Joel Otterson
Jay Gorney Modern Art
Heavy-metal-video cliché numero unosearing strains of supersonic spleen emanate from a teen’s stereo system, initiating a confrontation between Mom and Pop that culminates in broken glass, shattered china, and smashed furniture. But what happens when headbangers grow up, and have a house of their own to love and defend? Will they cherish Joel Otterson’s series “Dead Rock Star Dinner Plates” or “First and Second Generation Glitter Rock Service for Three” (both 1992)? Will they buy his sculpture/furniture (made of such heavy metals as chrome, cast iron, and copper pipe) in the hope that it will withstand the destructive impulses of their own rebellious children?
For this show, Otterson created a fully-furnished headbanger living room in the main gallery. Gathered around Fallen Angel (all works 1992), a wool carpet reproducing an image of a Led Zeppelin logo, were various examples of Otterson’s heavy-duty furniture: chairs and daybeds modeled after Chippendale originals, made mostly of cast-iron bathtubs, and upholstered with embroidered fabric and otter or beaver pelts; cast-iron tray tables that supported china dinner trays emblazoned with the logos for Harley Davidson and Motörhead; an opulent Television Vanity, made of brass and copper pipe and a two-way mirror, in case you wanted to watch someone watching TV. On the walls surrounding this cozy nucleus were iron G. I. Joe Candelabras, Muscleman Fruit Compotes, and, of course, the “Porcelains,” hand-painted vitreous china featuring the logos of various heavy-metal bands and portraits of dead favorites like Jim Morrison or T. Rex. Is there a particular occasion for which Miss Manners would recommend the Alice Cooper Desert Plate, a replica of a 19th-century Limoges dish on which Otterson painted Alice’s famous spidery-black made-up eyes?

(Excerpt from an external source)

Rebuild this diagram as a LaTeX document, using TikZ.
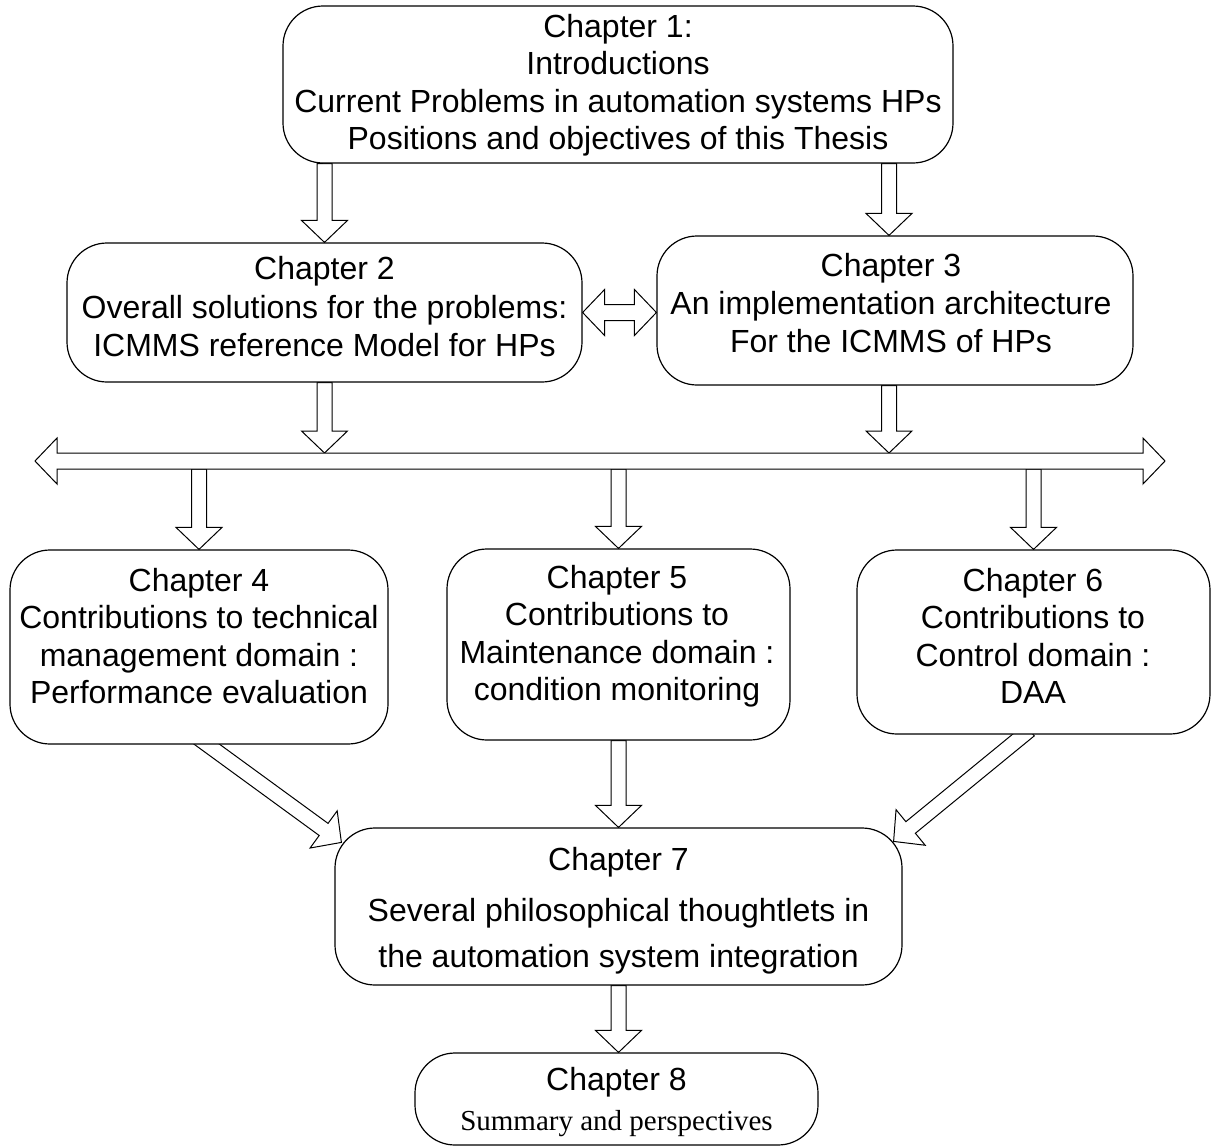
\documentclass[tikz,border=0pt]{standalone}
\usepackage{fontspec}
\setmainfont{Liberation Sans}
\newfontfamily\serifchfont{Liberation Serif}
\usetikzlibrary{calc}
\pgfdeclarelayer{bg}
\pgfsetlayers{bg,main}
\tikzset{
  chbox/.style={draw, line width=1.2pt, fill=white, rounded corners=40pt, inner sep=0pt},
  chtext/.style={align=center, font=\fontsize{32}{37.5}\selectfont, inner sep=0pt},
  arrowbody/.style={draw, line width=1pt, fill=white, line join=miter},
}
\newcommand\chbarrow[2]{%
  \path (#1) coordinate (ba-s) (#2) coordinate (ba-e);
  \path ($(ba-e)!22pt!(ba-s)$) coordinate (ba-h);
  \draw[arrowbody] ($(ba-s)!7.5pt!90:(ba-e)$) -- ($(ba-h)!7.5pt!90:(ba-e)$)
    -- ($(ba-h)!23pt!90:(ba-e)$) -- (ba-e) -- ($(ba-h)!23pt!-90:(ba-e)$)
    -- ($(ba-h)!7.5pt!-90:(ba-e)$) -- ($(ba-s)!7.5pt!-90:(ba-e)$) -- cycle;}
\newcommand\chdarrow[2]{%
  \path (#1) coordinate (da-s) (#2) coordinate (da-e);
  \path ($(da-s)!22pt!(da-e)$) coordinate (da-hs) ($(da-e)!22pt!(da-s)$) coordinate (da-he);
  \draw[arrowbody] (da-s) -- ($(da-hs)!23pt!90:(da-e)$) -- ($(da-hs)!8pt!90:(da-e)$)
    -- ($(da-he)!8pt!90:(da-e)$) -- ($(da-he)!23pt!90:(da-e)$) -- (da-e)
    -- ($(da-he)!23pt!-90:(da-e)$) -- ($(da-he)!8pt!-90:(da-e)$)
    -- ($(da-hs)!8pt!-90:(da-e)$) -- ($(da-hs)!23pt!-90:(da-e)$) -- cycle;}
\begin{document}
\begin{tikzpicture}[x=1pt,y=1pt]
\useasboundingbox (0,0) rectangle (1211,-1146);
% boxes
\node[chbox, minimum width=670pt, minimum height=157pt] (c1) at (618,-84.5) {};
\node[chbox, minimum width=515pt, minimum height=139pt] (c2) at (324.5,-312.5) {};
\node[chbox, minimum width=476pt, minimum height=149pt] (c3) at (895,-310.5) {};
\node[chbox, minimum width=378pt, minimum height=194pt] (c4) at (199,-647) {};
\node[chbox, minimum width=343pt, minimum height=191pt] (c5) at (618.5,-644.5) {};
\node[chbox, minimum width=353pt, minimum height=184pt] (c6) at (1033.5,-642) {};
\node[chbox, minimum width=567pt, minimum height=157pt] (c7) at (618.5,-906.5) {};
\node[chbox, minimum width=403pt, minimum height=92pt] (c8) at (616.5,-1099) {};
% texts
\node[chtext] (t1) at (618,-85) {Chapter 1:\\Introductions\\Current Problems in automation systems HPs\\Positions and objectives of this Thesis};
\node[chtext, font=\fontsize{32}{38.5}\selectfont] (t2) at (324.5,-307) {Chapter 2\\Overall solutions for the problems:\\ICMMS reference Model for HPs};
\node[chtext, font=\fontsize{32}{38}\selectfont] (t3) at (891,-303) {Chapter 3\\An implementation architecture\\For the ICMMS of HPs};
\node[chtext] (t4) at (199,-636) {Chapter 4\\Contributions to technical\\management domain :\\ Performance evaluation};
\node[chtext] (t5) at (617,-636) {Chapter 5\\Contributions to\\Maintenance domain :\\ condition monitoring};
\node[chtext] (t6) at (1033,-636) {Chapter 6\\Contributions to\\Control domain :\\DAA};
\node[chtext, font=\fontsize{32}{46}\selectfont] (t7) at (618.5,-911) {Chapter 7\\[5pt]Several philosophical thoughtlets in\\the automation system integration};
\node[chtext, font=\fontsize{32}{40}\selectfont] (t8) at (616.5,-1102) {Chapter 8\\{\serifchfont\fontsize{29}{40}\selectfont Summary and perspectives}};
% bar
\coordinate (barL) at (35,-461);
\coordinate (barR) at (1165,-461);
\coordinate (bartop) at (0,-453);
\coordinate (barbot) at (0,-469);
\chdarrow{barL}{barR}
\coordinate (a3x) at ([xshift=-6pt]c3.south);
\coordinate (a3n) at ([xshift=-6pt]c3.north);
\coordinate (d4s) at ([shift={(-4pt,9pt)}]c4.south);
\coordinate (d4e) at ([shift={(7pt,-15pt)}]c7.north west);
\coordinate (d6s) at ([shift={(-4pt,4.5pt)}]c6.south);
\coordinate (d6e) at ([shift={(-9pt,-14pt)}]c7.north east);
\begin{pgfonlayer}{bg}
\chbarrow{c1.south -| c2.north}{c2.north}
\chbarrow{c1.south -| a3n}{a3n}
\chdarrow{c2.east}{c2.east -| c3.west}
\chbarrow{c2.south}{c2.south |- bartop}
\chbarrow{a3x}{a3x |- bartop}
\chbarrow{c4.north |- barbot}{c4.north}
\chbarrow{c5.north |- barbot}{c5.north}
\chbarrow{c6.north |- barbot}{c6.north}
\chbarrow{c7.north |- c5.south}{c7.north}
\chbarrow{d4s}{d4e}
\chbarrow{d6s}{d6e}
\chbarrow{c7.south}{c7.south |- c8.north}
\end{pgfonlayer}
\end{tikzpicture}
\end{document}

The work in this show could be characterized as dec arts from the school of hard knocks. It operates on ironic contradictions: the chichi or precious forms it assumes (Chippendale furniture, fine china, candelabras, compotes, fireplace andirons) contrast with the industrial nature of Otterson’s materials and creative processes (a recent arts fellowship at the Kohler fixture factory in Wisconsin helped produce this work) and the iconography of hard rock. Each piece is an oxymoron, all the more so in that Otterson often insists that his sculpture/furniture is meant to be functional. In a recent interview in House and Garden, he claimed that “I want people to feel free to sleep on my beds, to spill turkey juice on the tables, to watch the TVs.” So is there any use value to what is undoubtedly the centerpiece of this headbanger living room, Venus, the Iron Maiden (a.k.a. Brenda)? The sculpture is a seven-foot-high, 800-pound, cast-iron rendition of a woman in platform shoes and scanty clothing. A high slit in her miniskirt shows her undies, and her open blouse reveals a teddy underneath. Is this goddess of love the ideal woman in the testosterone-saturated world of heavy metal? Is this a monument to the groupie? If so, we don’t have to be told what its use value is.